Exercise task: Out of the lines below, please list those that hold the string "this".

Information provided:
╔══
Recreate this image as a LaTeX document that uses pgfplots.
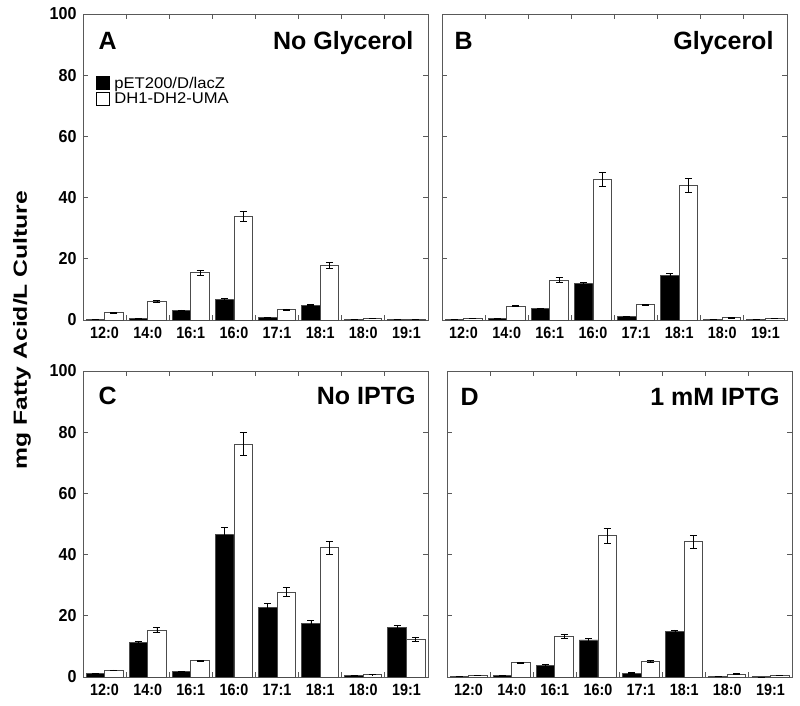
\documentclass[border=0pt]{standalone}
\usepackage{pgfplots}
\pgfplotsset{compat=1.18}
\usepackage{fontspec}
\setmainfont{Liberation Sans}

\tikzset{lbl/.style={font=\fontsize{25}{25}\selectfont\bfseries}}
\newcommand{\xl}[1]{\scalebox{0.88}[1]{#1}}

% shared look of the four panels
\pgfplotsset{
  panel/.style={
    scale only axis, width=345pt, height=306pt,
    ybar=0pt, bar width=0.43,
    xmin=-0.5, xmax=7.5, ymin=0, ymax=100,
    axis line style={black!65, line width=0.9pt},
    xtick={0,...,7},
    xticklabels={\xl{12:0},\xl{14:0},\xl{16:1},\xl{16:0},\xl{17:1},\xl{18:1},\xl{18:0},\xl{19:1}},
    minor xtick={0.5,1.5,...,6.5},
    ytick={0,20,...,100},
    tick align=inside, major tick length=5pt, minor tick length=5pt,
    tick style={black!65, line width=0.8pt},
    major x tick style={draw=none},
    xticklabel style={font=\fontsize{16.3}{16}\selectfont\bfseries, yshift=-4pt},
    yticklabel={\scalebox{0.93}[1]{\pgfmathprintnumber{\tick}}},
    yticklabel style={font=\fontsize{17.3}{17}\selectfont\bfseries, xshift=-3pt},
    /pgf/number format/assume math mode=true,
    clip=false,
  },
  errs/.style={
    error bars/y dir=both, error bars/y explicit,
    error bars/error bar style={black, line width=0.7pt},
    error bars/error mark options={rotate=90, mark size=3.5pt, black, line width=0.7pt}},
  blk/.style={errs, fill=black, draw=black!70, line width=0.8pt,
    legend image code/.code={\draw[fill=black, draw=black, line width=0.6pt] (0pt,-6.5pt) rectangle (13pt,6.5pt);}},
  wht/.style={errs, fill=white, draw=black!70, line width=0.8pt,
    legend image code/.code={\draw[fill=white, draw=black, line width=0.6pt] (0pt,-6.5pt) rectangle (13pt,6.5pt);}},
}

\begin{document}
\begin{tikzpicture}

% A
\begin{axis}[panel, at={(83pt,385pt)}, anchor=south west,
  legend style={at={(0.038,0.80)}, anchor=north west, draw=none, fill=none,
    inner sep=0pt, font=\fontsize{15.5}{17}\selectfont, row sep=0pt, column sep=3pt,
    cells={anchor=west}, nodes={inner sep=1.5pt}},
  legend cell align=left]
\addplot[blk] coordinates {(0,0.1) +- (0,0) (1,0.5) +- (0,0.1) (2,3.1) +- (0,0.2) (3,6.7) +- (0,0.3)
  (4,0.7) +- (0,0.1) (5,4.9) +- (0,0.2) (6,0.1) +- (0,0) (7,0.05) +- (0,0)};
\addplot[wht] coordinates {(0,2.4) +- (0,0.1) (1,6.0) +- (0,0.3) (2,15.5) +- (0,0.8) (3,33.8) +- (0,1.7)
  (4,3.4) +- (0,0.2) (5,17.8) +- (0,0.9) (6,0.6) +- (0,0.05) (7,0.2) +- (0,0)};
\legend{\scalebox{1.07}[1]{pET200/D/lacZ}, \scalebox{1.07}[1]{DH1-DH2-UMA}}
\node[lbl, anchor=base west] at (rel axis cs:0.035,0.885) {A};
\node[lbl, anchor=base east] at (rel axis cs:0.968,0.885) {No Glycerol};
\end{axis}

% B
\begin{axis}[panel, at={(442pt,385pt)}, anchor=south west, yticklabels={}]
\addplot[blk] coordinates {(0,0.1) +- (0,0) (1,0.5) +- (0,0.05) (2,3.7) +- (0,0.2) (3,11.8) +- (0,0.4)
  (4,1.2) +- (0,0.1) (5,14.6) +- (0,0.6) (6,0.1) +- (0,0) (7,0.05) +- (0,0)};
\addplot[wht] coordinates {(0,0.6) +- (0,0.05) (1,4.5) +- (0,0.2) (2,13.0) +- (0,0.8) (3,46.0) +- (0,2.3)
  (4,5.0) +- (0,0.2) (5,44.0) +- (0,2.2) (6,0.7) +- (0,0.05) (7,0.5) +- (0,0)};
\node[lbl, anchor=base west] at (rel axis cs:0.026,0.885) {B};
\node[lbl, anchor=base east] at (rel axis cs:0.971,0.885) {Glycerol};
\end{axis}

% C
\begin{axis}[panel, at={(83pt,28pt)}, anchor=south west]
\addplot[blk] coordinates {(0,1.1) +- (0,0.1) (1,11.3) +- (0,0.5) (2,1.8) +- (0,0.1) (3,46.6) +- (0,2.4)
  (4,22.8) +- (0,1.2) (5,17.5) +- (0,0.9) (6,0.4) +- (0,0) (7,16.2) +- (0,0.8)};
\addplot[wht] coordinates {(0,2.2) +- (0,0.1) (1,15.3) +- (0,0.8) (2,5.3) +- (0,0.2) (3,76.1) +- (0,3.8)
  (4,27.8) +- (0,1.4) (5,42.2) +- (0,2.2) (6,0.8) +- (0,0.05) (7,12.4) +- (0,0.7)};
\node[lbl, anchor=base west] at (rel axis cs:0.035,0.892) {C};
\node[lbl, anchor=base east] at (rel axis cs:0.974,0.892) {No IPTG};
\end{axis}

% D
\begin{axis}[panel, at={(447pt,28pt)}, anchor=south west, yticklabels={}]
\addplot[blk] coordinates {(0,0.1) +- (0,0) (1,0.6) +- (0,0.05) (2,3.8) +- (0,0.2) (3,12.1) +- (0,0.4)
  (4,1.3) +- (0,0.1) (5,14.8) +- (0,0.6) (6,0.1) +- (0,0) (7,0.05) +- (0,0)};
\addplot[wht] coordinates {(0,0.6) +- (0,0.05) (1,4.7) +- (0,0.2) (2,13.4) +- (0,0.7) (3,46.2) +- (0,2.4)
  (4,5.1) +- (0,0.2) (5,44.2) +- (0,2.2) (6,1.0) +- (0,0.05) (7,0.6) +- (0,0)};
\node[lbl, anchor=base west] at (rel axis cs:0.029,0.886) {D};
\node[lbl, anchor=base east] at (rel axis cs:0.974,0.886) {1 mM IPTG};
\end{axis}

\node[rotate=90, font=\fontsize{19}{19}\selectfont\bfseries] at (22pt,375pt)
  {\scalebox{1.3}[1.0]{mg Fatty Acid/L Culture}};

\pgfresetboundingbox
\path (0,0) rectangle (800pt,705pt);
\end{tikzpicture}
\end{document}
╚══
╔══
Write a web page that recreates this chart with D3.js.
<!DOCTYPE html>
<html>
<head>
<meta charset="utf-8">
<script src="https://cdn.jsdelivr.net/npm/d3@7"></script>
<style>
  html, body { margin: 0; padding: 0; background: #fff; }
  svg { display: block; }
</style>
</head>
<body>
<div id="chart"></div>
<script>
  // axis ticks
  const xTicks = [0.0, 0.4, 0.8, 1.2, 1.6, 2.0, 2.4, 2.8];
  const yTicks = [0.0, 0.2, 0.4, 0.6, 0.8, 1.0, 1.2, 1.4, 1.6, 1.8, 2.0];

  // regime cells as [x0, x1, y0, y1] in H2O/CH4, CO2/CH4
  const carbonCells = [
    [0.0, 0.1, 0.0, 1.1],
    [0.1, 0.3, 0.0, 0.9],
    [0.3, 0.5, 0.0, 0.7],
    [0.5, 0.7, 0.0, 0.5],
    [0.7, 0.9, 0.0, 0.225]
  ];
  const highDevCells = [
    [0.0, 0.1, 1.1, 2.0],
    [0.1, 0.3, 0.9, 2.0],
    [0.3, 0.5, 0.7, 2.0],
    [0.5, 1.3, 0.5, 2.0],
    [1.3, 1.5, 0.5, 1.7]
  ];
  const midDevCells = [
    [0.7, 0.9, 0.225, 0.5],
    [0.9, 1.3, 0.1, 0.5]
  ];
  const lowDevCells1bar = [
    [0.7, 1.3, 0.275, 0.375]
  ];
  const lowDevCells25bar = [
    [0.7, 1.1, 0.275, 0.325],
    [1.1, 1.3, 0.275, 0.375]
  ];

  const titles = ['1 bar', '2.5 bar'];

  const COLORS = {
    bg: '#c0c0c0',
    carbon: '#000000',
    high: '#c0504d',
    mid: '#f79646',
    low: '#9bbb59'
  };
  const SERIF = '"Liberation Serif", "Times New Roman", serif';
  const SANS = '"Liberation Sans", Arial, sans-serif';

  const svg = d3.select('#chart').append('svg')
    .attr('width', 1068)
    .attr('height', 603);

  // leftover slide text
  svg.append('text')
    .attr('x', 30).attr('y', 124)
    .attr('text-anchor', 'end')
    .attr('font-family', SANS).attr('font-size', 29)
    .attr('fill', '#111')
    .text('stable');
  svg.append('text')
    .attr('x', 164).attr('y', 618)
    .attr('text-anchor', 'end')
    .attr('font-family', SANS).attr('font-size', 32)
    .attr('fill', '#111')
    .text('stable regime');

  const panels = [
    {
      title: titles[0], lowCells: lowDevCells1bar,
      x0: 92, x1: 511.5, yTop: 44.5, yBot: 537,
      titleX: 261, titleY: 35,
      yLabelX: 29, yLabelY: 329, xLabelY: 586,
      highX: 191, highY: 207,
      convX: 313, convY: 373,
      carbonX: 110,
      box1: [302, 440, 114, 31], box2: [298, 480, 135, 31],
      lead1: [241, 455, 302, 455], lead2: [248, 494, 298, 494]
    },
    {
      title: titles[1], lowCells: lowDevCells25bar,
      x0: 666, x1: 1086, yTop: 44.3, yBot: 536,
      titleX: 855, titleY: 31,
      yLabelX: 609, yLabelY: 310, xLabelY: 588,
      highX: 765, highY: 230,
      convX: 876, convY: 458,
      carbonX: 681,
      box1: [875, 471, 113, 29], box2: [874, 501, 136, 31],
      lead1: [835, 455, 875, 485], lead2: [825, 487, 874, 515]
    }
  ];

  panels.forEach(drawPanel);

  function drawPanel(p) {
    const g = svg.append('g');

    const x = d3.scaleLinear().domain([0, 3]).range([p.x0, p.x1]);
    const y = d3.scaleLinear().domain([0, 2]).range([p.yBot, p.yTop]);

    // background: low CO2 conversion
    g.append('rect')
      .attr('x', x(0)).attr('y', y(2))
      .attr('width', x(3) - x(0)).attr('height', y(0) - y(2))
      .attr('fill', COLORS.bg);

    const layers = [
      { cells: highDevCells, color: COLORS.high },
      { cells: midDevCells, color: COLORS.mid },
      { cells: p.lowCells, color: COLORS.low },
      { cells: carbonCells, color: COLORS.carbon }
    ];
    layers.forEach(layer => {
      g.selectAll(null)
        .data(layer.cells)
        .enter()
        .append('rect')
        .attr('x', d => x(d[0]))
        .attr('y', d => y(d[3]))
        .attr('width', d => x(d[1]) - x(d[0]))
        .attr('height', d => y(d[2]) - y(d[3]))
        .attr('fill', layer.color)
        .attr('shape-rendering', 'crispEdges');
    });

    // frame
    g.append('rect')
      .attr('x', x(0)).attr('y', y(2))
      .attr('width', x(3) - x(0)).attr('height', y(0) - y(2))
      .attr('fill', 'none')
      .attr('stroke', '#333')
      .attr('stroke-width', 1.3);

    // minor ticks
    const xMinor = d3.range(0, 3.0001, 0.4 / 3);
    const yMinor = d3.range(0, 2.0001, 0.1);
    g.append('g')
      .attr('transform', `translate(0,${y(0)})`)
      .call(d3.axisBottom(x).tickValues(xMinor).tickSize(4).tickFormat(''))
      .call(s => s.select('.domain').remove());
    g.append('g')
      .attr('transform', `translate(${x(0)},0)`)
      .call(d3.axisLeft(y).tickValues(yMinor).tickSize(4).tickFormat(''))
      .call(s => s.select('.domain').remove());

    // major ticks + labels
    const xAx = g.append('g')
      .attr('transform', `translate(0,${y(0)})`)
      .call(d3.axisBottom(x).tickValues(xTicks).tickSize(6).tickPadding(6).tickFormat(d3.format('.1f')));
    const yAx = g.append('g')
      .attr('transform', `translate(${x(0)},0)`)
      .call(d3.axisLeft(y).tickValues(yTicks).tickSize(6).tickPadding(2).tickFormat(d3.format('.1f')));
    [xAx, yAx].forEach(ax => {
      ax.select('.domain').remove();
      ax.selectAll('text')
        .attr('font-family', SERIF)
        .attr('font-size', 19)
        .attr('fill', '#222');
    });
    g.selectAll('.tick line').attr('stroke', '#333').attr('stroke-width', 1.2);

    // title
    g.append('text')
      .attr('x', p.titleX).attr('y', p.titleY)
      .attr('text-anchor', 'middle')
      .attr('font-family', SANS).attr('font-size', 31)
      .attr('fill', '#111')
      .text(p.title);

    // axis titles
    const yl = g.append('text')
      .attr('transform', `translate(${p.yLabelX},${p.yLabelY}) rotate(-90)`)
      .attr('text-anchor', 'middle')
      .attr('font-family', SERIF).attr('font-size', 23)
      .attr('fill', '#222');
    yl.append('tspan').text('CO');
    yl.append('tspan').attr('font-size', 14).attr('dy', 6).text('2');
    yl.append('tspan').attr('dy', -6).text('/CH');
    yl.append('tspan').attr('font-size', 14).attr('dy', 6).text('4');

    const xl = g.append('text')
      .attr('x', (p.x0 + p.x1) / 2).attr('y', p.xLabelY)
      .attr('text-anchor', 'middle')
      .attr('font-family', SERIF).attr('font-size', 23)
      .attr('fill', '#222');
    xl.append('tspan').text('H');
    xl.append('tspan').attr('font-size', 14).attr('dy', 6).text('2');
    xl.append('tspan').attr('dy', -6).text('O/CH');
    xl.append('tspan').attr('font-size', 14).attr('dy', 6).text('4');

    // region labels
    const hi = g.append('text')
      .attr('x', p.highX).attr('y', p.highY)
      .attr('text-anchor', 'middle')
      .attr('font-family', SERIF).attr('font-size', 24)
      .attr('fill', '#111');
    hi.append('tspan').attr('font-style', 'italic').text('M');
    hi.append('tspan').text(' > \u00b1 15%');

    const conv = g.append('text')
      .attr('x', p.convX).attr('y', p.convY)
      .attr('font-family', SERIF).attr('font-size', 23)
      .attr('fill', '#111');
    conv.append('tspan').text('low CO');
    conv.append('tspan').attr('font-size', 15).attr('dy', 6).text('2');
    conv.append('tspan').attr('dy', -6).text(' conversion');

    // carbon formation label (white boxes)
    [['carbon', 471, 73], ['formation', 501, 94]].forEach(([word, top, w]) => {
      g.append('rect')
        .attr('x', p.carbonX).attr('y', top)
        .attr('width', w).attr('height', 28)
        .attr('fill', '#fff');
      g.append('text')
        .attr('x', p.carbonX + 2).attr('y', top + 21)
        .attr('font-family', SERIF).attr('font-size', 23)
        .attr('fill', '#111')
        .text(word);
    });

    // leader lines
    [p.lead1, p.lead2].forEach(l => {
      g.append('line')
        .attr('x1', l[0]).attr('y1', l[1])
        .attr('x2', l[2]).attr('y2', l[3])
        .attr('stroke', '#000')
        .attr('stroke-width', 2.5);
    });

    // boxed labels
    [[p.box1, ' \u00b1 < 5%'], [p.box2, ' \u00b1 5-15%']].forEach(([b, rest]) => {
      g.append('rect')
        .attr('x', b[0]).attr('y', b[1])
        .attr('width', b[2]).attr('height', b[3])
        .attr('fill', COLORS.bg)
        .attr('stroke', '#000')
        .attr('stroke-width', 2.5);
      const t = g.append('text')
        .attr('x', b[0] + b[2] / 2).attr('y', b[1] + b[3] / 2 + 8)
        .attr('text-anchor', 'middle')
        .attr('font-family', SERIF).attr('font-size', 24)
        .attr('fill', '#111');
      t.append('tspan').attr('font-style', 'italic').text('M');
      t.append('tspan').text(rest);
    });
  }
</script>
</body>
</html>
╚══
╔══
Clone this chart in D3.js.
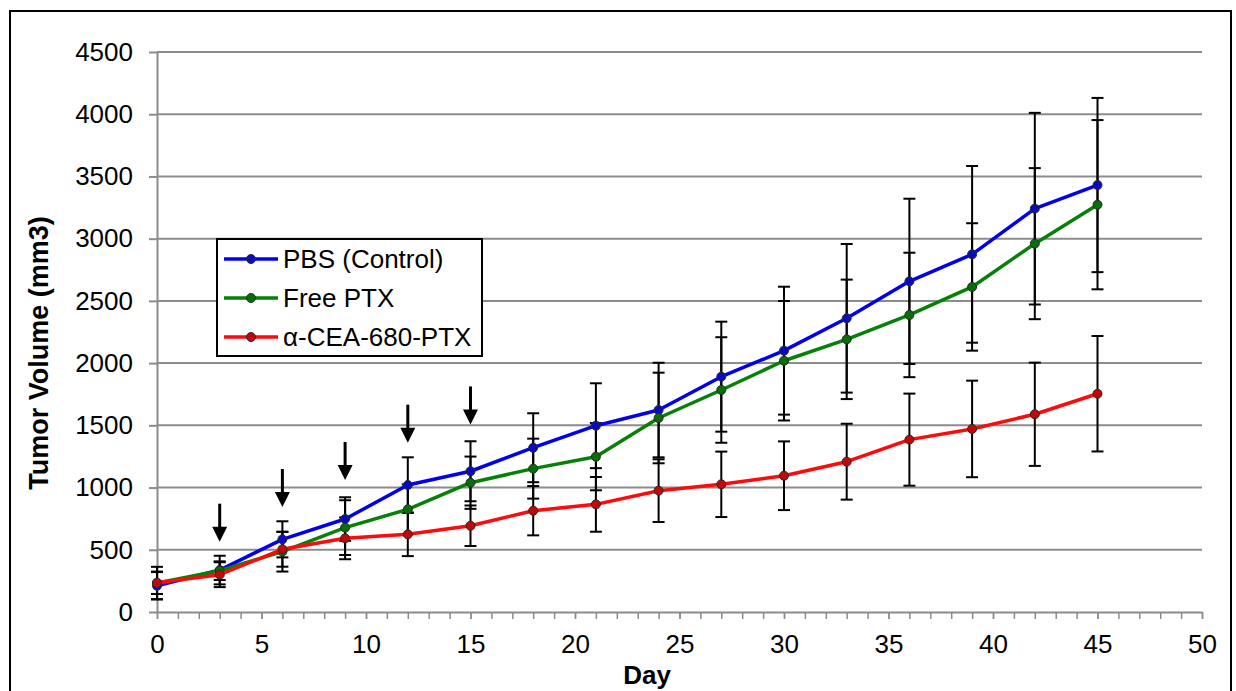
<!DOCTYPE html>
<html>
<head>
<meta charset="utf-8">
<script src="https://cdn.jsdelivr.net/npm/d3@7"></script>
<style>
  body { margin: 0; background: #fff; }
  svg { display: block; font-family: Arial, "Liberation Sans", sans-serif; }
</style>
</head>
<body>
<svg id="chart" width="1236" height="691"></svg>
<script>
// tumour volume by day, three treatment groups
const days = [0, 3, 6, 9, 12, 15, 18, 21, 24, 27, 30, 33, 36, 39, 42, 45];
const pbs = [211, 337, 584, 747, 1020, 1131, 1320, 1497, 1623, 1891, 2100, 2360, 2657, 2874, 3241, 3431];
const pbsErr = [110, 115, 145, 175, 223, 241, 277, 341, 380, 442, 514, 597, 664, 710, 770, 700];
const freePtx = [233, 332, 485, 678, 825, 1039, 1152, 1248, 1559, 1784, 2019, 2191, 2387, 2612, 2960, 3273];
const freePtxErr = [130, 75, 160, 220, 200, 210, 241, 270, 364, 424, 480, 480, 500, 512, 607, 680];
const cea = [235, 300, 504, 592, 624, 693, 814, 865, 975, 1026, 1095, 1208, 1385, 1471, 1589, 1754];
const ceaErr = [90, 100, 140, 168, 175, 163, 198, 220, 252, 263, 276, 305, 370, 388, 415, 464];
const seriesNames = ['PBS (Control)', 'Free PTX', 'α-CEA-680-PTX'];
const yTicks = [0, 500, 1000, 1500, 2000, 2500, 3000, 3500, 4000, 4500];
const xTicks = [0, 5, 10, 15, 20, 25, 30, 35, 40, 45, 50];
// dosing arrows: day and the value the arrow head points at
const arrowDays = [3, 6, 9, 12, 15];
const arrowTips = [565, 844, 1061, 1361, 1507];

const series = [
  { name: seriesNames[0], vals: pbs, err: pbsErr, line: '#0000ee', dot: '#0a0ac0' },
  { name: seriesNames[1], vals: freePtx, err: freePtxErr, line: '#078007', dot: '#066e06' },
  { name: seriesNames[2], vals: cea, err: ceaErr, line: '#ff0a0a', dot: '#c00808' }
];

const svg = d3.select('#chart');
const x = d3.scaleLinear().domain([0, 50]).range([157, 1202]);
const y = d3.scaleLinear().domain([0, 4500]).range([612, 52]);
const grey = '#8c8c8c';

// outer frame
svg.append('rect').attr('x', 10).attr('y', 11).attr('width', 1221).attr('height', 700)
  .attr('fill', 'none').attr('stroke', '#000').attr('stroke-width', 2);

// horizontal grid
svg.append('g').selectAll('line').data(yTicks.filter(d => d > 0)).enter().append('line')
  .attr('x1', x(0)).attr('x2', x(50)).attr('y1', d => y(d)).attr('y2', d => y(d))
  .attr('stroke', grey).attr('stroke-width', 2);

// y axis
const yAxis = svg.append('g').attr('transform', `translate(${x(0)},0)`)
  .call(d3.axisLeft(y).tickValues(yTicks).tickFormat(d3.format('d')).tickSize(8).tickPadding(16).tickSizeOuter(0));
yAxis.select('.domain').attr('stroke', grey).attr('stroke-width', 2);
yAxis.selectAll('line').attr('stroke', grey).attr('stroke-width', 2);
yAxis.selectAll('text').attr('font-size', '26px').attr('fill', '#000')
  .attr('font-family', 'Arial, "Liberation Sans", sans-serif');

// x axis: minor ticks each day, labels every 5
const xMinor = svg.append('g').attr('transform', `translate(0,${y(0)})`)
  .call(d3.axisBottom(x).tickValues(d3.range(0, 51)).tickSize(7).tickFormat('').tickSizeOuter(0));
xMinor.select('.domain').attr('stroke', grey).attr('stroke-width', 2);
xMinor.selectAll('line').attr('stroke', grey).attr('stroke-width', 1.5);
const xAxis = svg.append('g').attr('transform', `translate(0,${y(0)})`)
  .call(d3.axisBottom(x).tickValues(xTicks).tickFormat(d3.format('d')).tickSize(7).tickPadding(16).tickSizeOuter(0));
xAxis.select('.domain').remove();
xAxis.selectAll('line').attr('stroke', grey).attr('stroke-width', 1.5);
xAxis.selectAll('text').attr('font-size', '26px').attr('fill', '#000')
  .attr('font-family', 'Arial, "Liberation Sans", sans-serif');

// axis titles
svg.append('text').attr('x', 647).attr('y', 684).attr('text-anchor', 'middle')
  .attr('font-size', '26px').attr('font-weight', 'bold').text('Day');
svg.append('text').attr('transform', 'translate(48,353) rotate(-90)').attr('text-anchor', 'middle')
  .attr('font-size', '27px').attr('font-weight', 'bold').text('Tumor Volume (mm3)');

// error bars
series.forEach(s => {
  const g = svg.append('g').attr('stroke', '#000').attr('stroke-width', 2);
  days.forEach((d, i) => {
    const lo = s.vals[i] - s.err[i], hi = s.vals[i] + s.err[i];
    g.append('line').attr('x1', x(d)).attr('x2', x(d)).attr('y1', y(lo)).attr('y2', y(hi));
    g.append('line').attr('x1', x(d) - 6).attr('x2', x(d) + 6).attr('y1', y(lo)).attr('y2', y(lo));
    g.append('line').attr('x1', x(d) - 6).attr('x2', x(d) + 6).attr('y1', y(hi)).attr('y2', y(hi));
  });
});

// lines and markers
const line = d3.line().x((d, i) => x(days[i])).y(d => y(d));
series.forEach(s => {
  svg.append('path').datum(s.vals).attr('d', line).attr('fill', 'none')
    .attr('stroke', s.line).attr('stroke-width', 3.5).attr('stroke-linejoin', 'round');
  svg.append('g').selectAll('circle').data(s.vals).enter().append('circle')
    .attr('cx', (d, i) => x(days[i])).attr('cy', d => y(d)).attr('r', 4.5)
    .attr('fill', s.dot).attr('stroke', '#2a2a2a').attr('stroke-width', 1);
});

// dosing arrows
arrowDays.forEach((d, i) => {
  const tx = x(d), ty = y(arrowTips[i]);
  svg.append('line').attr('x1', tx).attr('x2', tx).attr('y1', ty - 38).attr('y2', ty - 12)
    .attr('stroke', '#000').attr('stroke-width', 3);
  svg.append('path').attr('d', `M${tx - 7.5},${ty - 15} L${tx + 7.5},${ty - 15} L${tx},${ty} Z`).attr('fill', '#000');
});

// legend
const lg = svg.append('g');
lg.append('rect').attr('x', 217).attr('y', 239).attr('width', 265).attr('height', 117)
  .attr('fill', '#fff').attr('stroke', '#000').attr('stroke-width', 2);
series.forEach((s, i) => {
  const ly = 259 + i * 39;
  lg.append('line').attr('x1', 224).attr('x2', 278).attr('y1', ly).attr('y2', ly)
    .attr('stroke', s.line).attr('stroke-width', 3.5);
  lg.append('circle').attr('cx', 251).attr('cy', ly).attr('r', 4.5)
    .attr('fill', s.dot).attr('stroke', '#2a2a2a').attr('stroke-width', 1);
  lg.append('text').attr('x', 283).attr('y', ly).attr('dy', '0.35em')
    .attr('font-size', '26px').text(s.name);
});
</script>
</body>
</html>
╚══
The result:
Recreate this image as a LaTeX document that uses pgfplots.
Write a web page that recreates this chart with D3.js.
Clone this chart in D3.js.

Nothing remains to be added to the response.